A majority of WGTI Members are of the view that the rules and procedures of the WTO Dispute Settlement Understanding (DSU) should apply to any prospective MFI. The application of the existing dispute settlement system of the WTO to a MFI would help to ensure greater coherence in the treatment of investment-related policies, and avoid drawing arbitrary and artificial distinctions between services and manufacturing-related investments. To the extent that existing WTO agreements such as the GATS and the TRIMS Agreement include investment-related provisions, the WTO provisions on dispute settlement are already applicable to investment.

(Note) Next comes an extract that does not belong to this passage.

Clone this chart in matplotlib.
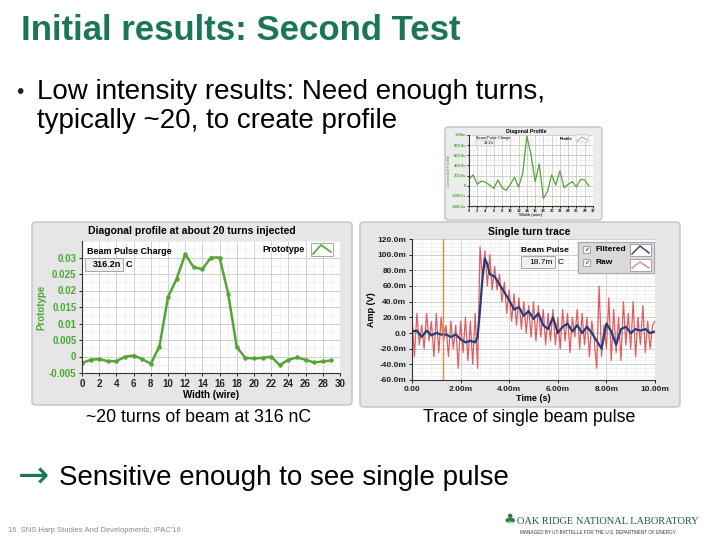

Some Members are of the belief that, at this stage, it is difficult to determine the kind of provisions on dispute settlement that could be applied to a prospective MFI. While others think it is important to explore ways to strengthen consultation mechanisms.
Canada supports the position that the WTO DSU should be applicable to any prospective MFI. Moreover, it would be inappropriate to provide for an alternative dispute settlement mechanism, such as an investor-state dispute settlement option, that would, in all likelihood, be applicable only to the obligations and commitments contained in a MFI. That would mean that the provisions of a potential MFI could be governed by fundamentally different dispute settlement provisions than investment-related provisions under other WTO agreements, such as the GATS, the TRIPS and the TRIMS. Under this scenario, an arbitrary and artificial distinction would be drawn between services- and manufacturing-related investment, for example, which would not reflect the reality of investment activity.
2. Established or existing investments in a host country are those that fall under the category of the post-establishment phase. The pre-establishment phase refers to the period prior to which an investment enters or is established in a host-country. Discussion of pre-establishment commitments are generally viewed in the context of negotiations on market access.